Grounded in principles of participation, conflict sensitivity, intersectionality, and the “do no harm” approach, the Gender-Responsive Conflict Analysis (GRCA) framework offers a step-by-step methodology adaptable to diverse contexts, from rapid-onset emergencies to protracted crises.

  • Module 1 – Why GRCA matters: Links gender-responsive analysis to the WPS agenda, SDGs, and the UNDP Strategic Plan, showing how women’s participation strengthens peacebuilding.
  • Module 2 – What GRCA is: Defines core principles and clarifies what GRCA is – and is not – providing a structured process for transformative analysis.
  • Module 3 – Planning and preparation: Offers tools for scoping, team assembly, and partnerships with governments, civil society, and UN agencies.
  • Module 4 – Conducting a GRCA: Details participatory methods, ethical safeguards, digital tools, and analysis techniques.
  • Module 5 – Translating analysis into action: Guides practitioners in validating findings, developing recommendations, and integrating gender indicators into planning, budgeting, monitoring, and evaluation frameworks.

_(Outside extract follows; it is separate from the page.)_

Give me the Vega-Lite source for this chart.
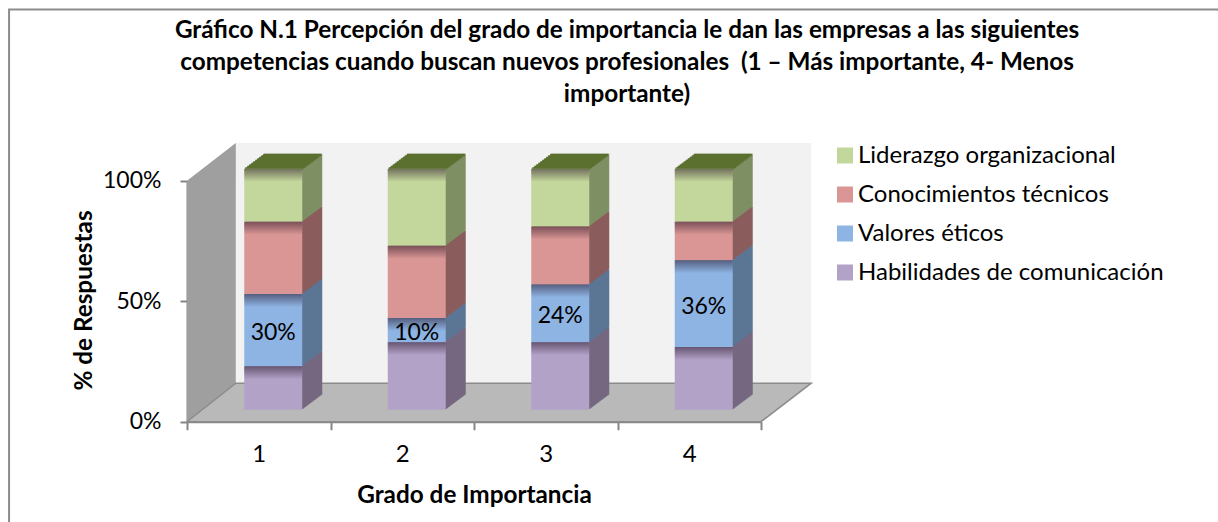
{"$schema":"https://vega.github.io/schema/vega-lite/v6.json","width":1218,"height":522,"autosize":{"type":"none"},"padding":0,"background":"white","config":{"view":{"stroke":null},"font":"Lato"},
"title":{"text":["Gráfico N.1 Percepción del grado de importancia le dan las empresas a las siguientes","competencias cuando buscan nuevos profesionales\u00a0 (1 – Más importante, 4- Menos","importante)"],"anchor":"middle","frame":"group","dx":18,"offset":-107.5,"font":"Lato","fontSize":24.3,"fontWeight":"bold","color":"black","lineHeight":32},
"resolve":{"scale":{"x":"independent","color":"independent"}},
"layer":[
{"data":{"values":[{"t":"marco","u":-1.24,"v":-0.42},{"t":"marco","u":-1.24,"v":1.71},{"t":"marco","u":7.2,"v":1.71}]},"mark":{"type":"line","color":"#8c8c8c","strokeWidth":2},"encoding":{"x":{"field":"u","type":"quantitative","sort":null,"scale":{"domain":[0,4],"range":[187,761],"nice":false,"zero":false},"axis":null},"y":{"field":"v","type":"quantitative","scale":{"domain":[0,1],"range":[421.7,180.7],"nice":false},"axis":{"offset":-187,"values":[0,0.5,1],"format":".0%","title":"% de Respuestas","titleFont":"Lato","titleFontSize":24.3,"titleFontWeight":"bold","titleColor":"black","titleX":-91,"titleY":300,"labelFont":"Lato","labelFontSize":23,"labelColor":"black","labelPadding":19,"tickSize":7,"tickColor":"#868686","tickWidth":2,"domainColor":"#868686","domainWidth":2,"grid":false}},"order":{"field":"u"}}},
{"data":{"values":[{"u":0.34,"a":0.16,"b":1.156},{"u":4.35,"a":0.16,"b":1.156}]},"mark":{"type":"area","orient":"vertical","color":"#f2f2f2"},"encoding":{"x":{"field":"u","type":"quantitative","scale":{"domain":[0,4],"range":[187,761],"nice":false,"zero":false},"axis":null},"y":{"field":"a","type":"quantitative"},"y2":{"field":"b"}}},
{"data":{"values":[{"u":0,"a":0,"b":1},{"u":0.34,"a":0.16,"b":1.156}]},"mark":{"type":"area","orient":"vertical","color":"#9f9f9f"},"encoding":{"x":{"field":"u","type":"quantitative","scale":{"domain":[0,4],"range":[187,761],"nice":false,"zero":false},"axis":null},"y":{"field":"a","type":"quantitative"},"y2":{"field":"b"}}},
{"data":{"values":[{"u":0,"a":0,"b":0},{"u":0.34,"a":0,"b":0.16},{"u":4,"a":0,"b":0.16},{"u":4.35,"a":0.16,"b":0.16}]},"mark":{"type":"area","orient":"vertical","color":"#b9b9b9","stroke":"#8c8c8c","strokeWidth":1.5},"encoding":{"x":{"field":"u","type":"quantitative","scale":{"domain":[0,4],"range":[187,761],"nice":false,"zero":false},"axis":null},"y":{"field":"a","type":"quantitative"},"y2":{"field":"b"}}},
{"data":{"values":[
{"grado":"1","serie":"Habilidades de comunicación","valor":0.18},{"grado":"1","serie":"Valores éticos","valor":0.30},{"grado":"1","serie":"Conocimientos técnicos","valor":0.30},{"grado":"1","serie":"Liderazgo organizacional","valor":0.22},
{"grado":"2","serie":"Habilidades de comunicación","valor":0.28},{"grado":"2","serie":"Valores éticos","valor":0.10},{"grado":"2","serie":"Conocimientos técnicos","valor":0.30},{"grado":"2","serie":"Liderazgo organizacional","valor":0.32},
{"grado":"3","serie":"Habilidades de comunicación","valor":0.28},{"grado":"3","serie":"Valores éticos","valor":0.24},{"grado":"3","serie":"Conocimientos técnicos","valor":0.24},{"grado":"3","serie":"Liderazgo organizacional","valor":0.24},
{"grado":"4","serie":"Habilidades de comunicación","valor":0.26},{"grado":"4","serie":"Valores éticos","valor":0.36},{"grado":"4","serie":"Conocimientos técnicos","valor":0.16},{"grado":"4","serie":"Liderazgo organizacional","valor":0.22}
]},
"transform":[{"stack":"valor","groupby":["grado"],"as":["v0","v1"]}],
"resolve":{"scale":{"color":"independent"}},
"encoding":{"x":{"field":"grado","type":"nominal","scale":{"range":[187,761],"paddingInner":0,"paddingOuter":0},"axis":{"orient":"bottom","offset":-100.3,"title":"Grado de Importancia","titleFont":"Lato","titleFontSize":24.3,"titleFontWeight":"bold","titleColor":"black","titleX":474,"titleY":62,"labelAngle":0,"labelFont":"Lato","labelFontSize":24,"labelColor":"black","labelPadding":13,"tickBand":"extent","tickSize":8,"tickColor":"#868686","tickWidth":2,"domainColor":"#868686","domainWidth":2}}},
"layer":[
{"encoding":{"y":{"field":"v0","type":"quantitative"},"y2":{"field":"v1"},"fill":{"field":"serie","type":"nominal","legend":null,"scale":{"domain":["Liderazgo organizacional","Conocimientos técnicos","Valores éticos","Habilidades de comunicación"],"range":["#7f8f64","#8b5d5d","#5b7695","#75677f"]}}},
"layer":[
{"mark":{"type":"bar","width":58,"xOffset":34.5,"yOffset":-27,"y2Offset":-27}},
{"mark":{"type":"bar","width":58,"xOffset":33.5,"yOffset":-26.25,"y2Offset":-26.25}},
{"mark":{"type":"bar","width":58,"xOffset":32.5,"yOffset":-25.5,"y2Offset":-25.5}},
{"mark":{"type":"bar","width":58,"xOffset":31.5,"yOffset":-24.75,"y2Offset":-24.75}},
{"mark":{"type":"bar","width":58,"xOffset":30.5,"yOffset":-24,"y2Offset":-24}},
{"mark":{"type":"bar","width":58,"xOffset":29.5,"yOffset":-23.25,"y2Offset":-23.25}},
{"mark":{"type":"bar","width":58,"xOffset":28.5,"yOffset":-22.5,"y2Offset":-22.5}},
{"mark":{"type":"bar","width":58,"xOffset":27.5,"yOffset":-21.75,"y2Offset":-21.75}},
{"mark":{"type":"bar","width":58,"xOffset":26.5,"yOffset":-21,"y2Offset":-21}},
{"mark":{"type":"bar","width":58,"xOffset":25.5,"yOffset":-20.25,"y2Offset":-20.25}},
{"mark":{"type":"bar","width":58,"xOffset":24.5,"yOffset":-19.5,"y2Offset":-19.5}},
{"mark":{"type":"bar","width":58,"xOffset":23.5,"yOffset":-18.75,"y2Offset":-18.75}},
{"mark":{"type":"bar","width":58,"xOffset":22.5,"yOffset":-18,"y2Offset":-18}},
{"mark":{"type":"bar","width":58,"xOffset":21.5,"yOffset":-17.25,"y2Offset":-17.25}},
{"mark":{"type":"bar","width":58,"xOffset":20.5,"yOffset":-16.5,"y2Offset":-16.5}},
{"mark":{"type":"bar","width":58,"xOffset":19.5,"yOffset":-15.75,"y2Offset":-15.75}},
{"mark":{"type":"bar","width":58,"xOffset":18.5,"yOffset":-15,"y2Offset":-15}},
{"mark":{"type":"bar","width":58,"xOffset":17.5,"yOffset":-14.25,"y2Offset":-14.25}},
{"mark":{"type":"bar","width":58,"xOffset":16.5,"yOffset":-13.5,"y2Offset":-13.5}},
{"mark":{"type":"bar","width":58,"xOffset":15.5,"yOffset":-12.75,"y2Offset":-12.75}}
]},
{"transform":[{"filter":"datum.serie === 'Liderazgo organizacional'"}],"encoding":{"y":{"field":"v1","type":"quantitative"}},
"layer":[
{"mark":{"type":"tick","size":58,"thickness":2.5,"color":"#5b702f","opacity":1,"xOffset":33.5,"yOffset":-25.8}},
{"mark":{"type":"tick","size":58,"thickness":2.5,"color":"#5b702f","opacity":1,"xOffset":31.5,"yOffset":-24.3}},
{"mark":{"type":"tick","size":58,"thickness":2.5,"color":"#5b702f","opacity":1,"xOffset":29.5,"yOffset":-22.8}},
{"mark":{"type":"tick","size":58,"thickness":2.5,"color":"#5b702f","opacity":1,"xOffset":27.5,"yOffset":-21.3}},
{"mark":{"type":"tick","size":58,"thickness":2.5,"color":"#5b702f","opacity":1,"xOffset":25.5,"yOffset":-19.8}},
{"mark":{"type":"tick","size":58,"thickness":2.5,"color":"#5b702f","opacity":1,"xOffset":23.5,"yOffset":-18.3}},
{"mark":{"type":"tick","size":58,"thickness":2.5,"color":"#5b702f","opacity":1,"xOffset":21.5,"yOffset":-16.8}},
{"mark":{"type":"tick","size":58,"thickness":2.5,"color":"#5b702f","opacity":1,"xOffset":19.5,"yOffset":-15.3}},
{"mark":{"type":"tick","size":58,"thickness":2.5,"color":"#5b702f","opacity":1,"xOffset":17.5,"yOffset":-13.8}},
{"mark":{"type":"tick","size":58,"thickness":2.5,"color":"#5b702f","opacity":1,"xOffset":15.5,"yOffset":-12.3}}
]},
{"mark":{"type":"bar","width":58,"xOffset":14.5,"yOffset":-12,"y2Offset":-12},"encoding":{"y":{"field":"v0","type":"quantitative"},"y2":{"field":"v1"},"color":{"field":"serie","type":"nominal","scale":{"domain":["Liderazgo organizacional","Conocimientos técnicos","Valores éticos","Habilidades de comunicación"],"range":["#c3d69b","#d99694","#8eb4e3","#b2a2c7"]},"legend":{"orient":"none","legendX":833,"legendY":143.5,"title":null,"labelFont":"Lato","labelFontSize":24,"labelColor":"black","labelOffset":1,"symbolType":"square","symbolSize":256,"symbolStrokeWidth":0,"rowPadding":15,"labelLimit":400}}}},
{"mark":{"type":"tick","size":58,"thickness":13,"xOffset":14.5,"yOffset":-5.5,"opacity":1,"color":{"gradient":"linear","x1":0,"y1":0,"x2":0,"y2":1,"stops":[{"offset":0,"color":"rgba(30,10,30,0.5)"},{"offset":1,"color":"rgba(30,10,30,0)"}]}},"encoding":{"y":{"field":"v1","type":"quantitative"}}},
{"transform":[{"filter":"datum.serie === 'Valores éticos'"},{"fold":["v0","v1"],"as":["limite","borde"]}],"mark":{"type":"text","font":"Lato","fontSize":23,"color":"black","xOffset":14.5,"yOffset":-9},"encoding":{"y":{"aggregate":"mean","field":"borde","type":"quantitative"},"text":{"field":"valor","type":"quantitative","format":".0%"}}}
]}
]}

From Analysis to Action: Gender-Responsive Conflict Analysis for the WPS Agenda 

To mark the 25th anniversary of UN Security Council resolution 1325 on Women, Peace and Security (WPS), UNDP, UN Women, IOM, and DPPA/PBSO convened over 100 participants from across the UN system and beyond—including DPO, UNIDIR, the Women’s Peace and Humanitarian Fund (WPHF), and the World Bank—for a technical roundtable on translating Gender-Responsive Conflict Analysis (GRCA) into peace and recovery action, and to launch UNDP’s guidance note on GRCA.  

Through thematic sessions from Turning GRCA into Practice and Addressing Barriers to Uptake, to Working with Local Women Peacebuilders and Financing for Peacebuilding, speakers shared concrete examples of how GRCA findings are informing programming and institutional change. Discussions underscored the need to go beyond sex-disaggregated data to unpack underlying power dynamics, identify the structural drivers of conflict and exclusion, and connect analysis to funding and policy decisions. 

Participants highlighted the importance of breaking silos across humanitarian, development, and peace pillars; ensuring institutionalization of GRCA tools and approaches; and strengthening partnerships with local women peacebuilders and women-led organizations to ensure that conflict analysis reflects lived realities and informs sustainable, locally owned solutions.